DATA>

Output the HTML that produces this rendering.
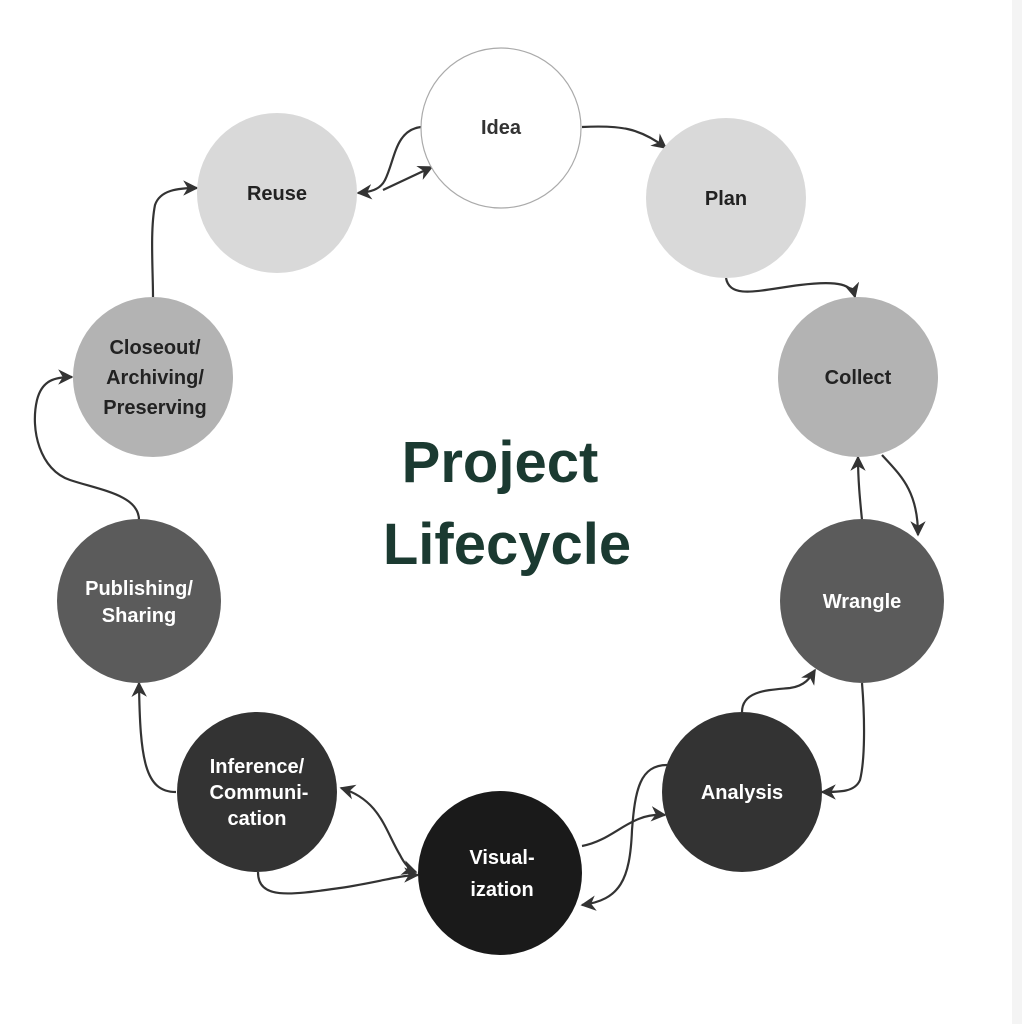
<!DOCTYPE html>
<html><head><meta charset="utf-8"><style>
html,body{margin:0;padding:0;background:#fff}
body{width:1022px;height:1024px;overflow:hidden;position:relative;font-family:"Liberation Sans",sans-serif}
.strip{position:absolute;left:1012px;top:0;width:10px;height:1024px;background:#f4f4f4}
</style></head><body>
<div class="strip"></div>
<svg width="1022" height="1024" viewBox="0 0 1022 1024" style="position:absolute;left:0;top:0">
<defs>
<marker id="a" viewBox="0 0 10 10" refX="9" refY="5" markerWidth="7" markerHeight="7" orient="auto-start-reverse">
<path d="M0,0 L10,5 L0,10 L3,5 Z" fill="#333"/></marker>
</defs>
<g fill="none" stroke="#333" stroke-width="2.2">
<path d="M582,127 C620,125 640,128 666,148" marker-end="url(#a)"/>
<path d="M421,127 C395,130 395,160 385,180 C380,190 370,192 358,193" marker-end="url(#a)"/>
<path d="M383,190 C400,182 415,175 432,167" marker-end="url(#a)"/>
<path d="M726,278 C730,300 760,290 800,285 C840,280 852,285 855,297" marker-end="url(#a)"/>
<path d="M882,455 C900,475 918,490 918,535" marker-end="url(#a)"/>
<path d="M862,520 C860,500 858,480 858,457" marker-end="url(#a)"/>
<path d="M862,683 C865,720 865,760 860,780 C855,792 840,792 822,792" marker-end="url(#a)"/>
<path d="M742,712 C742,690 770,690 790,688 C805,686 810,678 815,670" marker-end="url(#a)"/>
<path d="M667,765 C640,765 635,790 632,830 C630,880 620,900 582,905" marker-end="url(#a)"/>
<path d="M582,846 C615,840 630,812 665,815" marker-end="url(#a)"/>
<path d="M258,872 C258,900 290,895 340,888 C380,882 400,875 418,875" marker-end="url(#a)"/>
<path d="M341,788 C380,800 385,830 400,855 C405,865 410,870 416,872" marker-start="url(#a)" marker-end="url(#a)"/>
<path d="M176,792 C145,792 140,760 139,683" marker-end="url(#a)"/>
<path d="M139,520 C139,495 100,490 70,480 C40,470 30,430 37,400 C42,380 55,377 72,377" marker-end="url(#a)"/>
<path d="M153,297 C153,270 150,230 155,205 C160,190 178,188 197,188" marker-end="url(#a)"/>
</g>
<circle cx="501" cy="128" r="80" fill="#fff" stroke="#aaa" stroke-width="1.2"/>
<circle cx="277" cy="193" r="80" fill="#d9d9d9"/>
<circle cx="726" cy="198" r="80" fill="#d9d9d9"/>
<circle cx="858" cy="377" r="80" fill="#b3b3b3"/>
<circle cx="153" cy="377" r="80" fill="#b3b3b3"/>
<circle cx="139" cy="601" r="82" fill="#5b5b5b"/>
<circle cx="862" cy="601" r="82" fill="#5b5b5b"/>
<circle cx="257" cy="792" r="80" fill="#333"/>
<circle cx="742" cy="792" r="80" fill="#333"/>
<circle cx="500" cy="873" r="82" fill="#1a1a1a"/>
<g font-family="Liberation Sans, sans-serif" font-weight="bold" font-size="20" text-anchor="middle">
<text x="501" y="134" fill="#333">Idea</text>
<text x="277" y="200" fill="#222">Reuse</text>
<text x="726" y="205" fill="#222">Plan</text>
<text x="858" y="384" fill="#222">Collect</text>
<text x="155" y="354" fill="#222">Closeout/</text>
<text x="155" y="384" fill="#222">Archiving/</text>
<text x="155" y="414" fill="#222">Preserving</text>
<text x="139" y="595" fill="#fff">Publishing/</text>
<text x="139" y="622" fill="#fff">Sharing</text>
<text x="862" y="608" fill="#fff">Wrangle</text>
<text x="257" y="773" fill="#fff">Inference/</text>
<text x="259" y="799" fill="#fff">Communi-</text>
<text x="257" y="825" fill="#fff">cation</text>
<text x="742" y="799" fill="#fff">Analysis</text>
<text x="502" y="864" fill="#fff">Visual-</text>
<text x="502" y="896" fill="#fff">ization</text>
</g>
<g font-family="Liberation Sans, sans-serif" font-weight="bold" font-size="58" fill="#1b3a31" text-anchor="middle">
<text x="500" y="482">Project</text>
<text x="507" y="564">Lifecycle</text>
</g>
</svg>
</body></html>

...

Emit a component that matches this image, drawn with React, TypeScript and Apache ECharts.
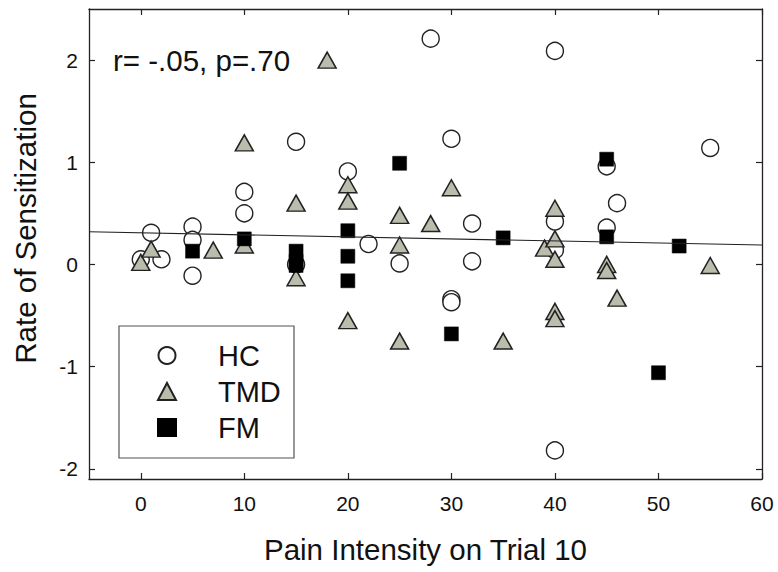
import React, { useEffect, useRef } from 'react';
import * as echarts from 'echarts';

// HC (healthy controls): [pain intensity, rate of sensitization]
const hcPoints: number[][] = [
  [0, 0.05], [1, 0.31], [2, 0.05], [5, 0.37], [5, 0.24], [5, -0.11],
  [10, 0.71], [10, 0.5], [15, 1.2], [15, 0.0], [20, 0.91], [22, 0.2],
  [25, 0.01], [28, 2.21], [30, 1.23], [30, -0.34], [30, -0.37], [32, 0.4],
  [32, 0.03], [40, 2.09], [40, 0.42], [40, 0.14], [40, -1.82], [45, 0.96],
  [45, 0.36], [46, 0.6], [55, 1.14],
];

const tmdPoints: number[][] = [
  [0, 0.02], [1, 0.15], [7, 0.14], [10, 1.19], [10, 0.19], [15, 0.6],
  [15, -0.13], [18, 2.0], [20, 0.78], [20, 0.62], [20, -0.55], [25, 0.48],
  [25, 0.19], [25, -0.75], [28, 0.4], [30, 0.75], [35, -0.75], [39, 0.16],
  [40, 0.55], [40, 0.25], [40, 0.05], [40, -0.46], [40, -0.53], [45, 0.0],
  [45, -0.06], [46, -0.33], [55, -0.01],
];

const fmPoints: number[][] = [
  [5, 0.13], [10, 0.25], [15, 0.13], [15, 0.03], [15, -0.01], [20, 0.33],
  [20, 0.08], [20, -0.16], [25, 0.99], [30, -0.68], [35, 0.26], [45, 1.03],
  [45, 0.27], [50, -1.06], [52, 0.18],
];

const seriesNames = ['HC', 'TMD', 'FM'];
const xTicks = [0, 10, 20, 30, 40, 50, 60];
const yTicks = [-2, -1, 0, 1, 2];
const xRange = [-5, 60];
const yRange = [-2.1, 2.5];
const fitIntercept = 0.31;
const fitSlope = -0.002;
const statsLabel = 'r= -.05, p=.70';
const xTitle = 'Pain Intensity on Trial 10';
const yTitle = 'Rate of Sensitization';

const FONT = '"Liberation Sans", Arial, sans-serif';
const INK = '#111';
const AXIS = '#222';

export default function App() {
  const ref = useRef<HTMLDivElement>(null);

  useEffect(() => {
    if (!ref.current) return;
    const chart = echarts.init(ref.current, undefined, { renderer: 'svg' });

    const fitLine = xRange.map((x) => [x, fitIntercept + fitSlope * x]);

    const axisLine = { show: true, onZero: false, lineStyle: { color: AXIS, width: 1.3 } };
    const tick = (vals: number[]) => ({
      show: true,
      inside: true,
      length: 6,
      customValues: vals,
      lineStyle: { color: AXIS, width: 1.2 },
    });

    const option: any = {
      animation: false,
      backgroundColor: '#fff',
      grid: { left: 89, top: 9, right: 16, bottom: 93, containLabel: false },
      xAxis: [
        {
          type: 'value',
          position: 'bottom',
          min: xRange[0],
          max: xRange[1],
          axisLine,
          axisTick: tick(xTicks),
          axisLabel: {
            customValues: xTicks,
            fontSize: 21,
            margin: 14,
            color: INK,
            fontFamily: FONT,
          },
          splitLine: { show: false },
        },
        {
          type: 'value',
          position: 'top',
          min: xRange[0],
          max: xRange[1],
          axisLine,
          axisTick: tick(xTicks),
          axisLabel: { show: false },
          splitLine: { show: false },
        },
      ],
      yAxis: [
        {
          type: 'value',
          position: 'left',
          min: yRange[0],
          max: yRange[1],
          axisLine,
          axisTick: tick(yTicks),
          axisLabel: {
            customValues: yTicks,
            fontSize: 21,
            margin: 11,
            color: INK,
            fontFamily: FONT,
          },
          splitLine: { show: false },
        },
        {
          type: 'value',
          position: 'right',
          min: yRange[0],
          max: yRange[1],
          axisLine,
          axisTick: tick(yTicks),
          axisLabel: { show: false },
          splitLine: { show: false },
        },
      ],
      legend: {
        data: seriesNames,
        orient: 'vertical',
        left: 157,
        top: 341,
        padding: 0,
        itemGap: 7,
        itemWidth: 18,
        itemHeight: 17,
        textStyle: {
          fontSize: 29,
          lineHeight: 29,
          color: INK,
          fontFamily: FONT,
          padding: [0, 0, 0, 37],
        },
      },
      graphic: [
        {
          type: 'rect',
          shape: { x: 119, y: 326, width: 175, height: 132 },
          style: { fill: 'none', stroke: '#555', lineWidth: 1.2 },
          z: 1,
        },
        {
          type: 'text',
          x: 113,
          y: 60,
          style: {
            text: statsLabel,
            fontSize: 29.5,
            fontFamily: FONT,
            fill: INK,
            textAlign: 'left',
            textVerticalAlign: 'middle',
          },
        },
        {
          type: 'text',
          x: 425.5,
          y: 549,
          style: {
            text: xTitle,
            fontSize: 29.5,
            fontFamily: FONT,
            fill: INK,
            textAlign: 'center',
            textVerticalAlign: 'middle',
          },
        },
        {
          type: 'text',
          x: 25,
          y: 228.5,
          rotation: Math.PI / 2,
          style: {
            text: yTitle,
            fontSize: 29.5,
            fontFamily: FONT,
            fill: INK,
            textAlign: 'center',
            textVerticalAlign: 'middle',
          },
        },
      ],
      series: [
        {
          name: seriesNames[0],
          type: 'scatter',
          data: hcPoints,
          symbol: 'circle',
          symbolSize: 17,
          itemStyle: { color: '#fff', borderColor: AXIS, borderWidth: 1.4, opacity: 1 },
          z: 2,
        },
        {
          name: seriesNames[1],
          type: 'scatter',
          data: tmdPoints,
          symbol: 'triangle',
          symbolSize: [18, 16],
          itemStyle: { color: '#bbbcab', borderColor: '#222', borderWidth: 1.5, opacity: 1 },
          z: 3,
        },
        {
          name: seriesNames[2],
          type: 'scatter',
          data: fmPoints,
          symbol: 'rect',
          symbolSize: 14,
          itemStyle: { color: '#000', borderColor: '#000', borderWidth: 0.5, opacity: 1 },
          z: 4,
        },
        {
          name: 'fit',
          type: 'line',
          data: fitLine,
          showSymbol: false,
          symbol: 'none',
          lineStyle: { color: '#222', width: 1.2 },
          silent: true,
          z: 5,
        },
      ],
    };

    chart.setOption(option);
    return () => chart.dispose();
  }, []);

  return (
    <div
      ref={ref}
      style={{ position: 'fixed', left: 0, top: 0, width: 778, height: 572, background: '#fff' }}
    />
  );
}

GIVEN INSTRUCTION> Extract each line holding the string "that".

EXERCISE RESULT>
Output the HTML that produces this rendering.
Emit a component that matches this image, drawn with React, TypeScript and Apache ECharts.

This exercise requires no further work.